Saturday, October 13, 2012

Past patterns: the barren periphery

Cities tend to grow up where there is an abundant food supply, and also the means to bring in additional food supplies. In China, this meant the broad flood plains of navigable rivers.

Daniel Little, Understanding Society, 10 September 2012
Soil fertility and agricultural productivity are related factors. High fertility supports dense population -- hence "core" defined in terms of population density. And fertility is related to rivers. Flood plains have natural advantages when it comes to agriculture. But fertility is related to social factors as well. High population density yields fertilizer in the form of night soil. It also creates demand, as Skinner observed, for fuel, which led to a transfer of nutrients from periphery to core. And agriculture is responsive to investment in infrastructure -- roads, irrigation, water management systems. But these investments are easier to gain in high density populations. This all implies a couple of important feedback loops: density =>; rising agricultural productivity => rising density.

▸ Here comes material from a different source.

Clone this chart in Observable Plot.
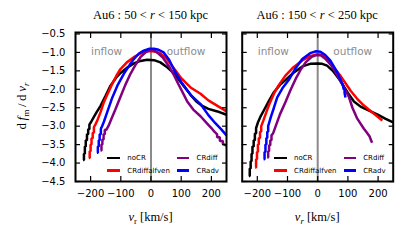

What about the periphery regions? They lack water transport; there is less economic demand for roads; agricultural productivity is low; and peripheries are generally difficult for states to penetrate with civil and military force. So bandits, rebels, and anarchists can loiter there in reasonable comfort.

Braudel, not making exactly the same point, noted the dichotomy between the low land farming areas and the upland pastoral lifestyle. Lifestyles that were both symbiotic, but also often in conflict. 

Since people like to ponder what a future collapsed world will look like, I think it is a good idea to start with how it all used to be before canals, steam, and rails really started to change things.  People seem to spend a lot of time worrying about what is going to happen in the first week of a collapse, the great exodus from the cities and all that, but don't seem to pay much attention to the natural lie of the landscape in their area and how it relates to other adjoining geographic regions.  In the United States this takes particular consideration because almost none of the initial farming was really geared toward subsistance, even the New England colonies, very early on, made their money by trading food to the tobacco raising Southern colonies which were exporting to Europe.  So from the very start development was tied into the a global economy, not some sort of pristine live-off-the land idealism.  People still had to pay taxes, and thus trade was still an issue.  In a collapse that knocked out world trade, redevelopment would not necessarily mimic the early colonial period development patterns.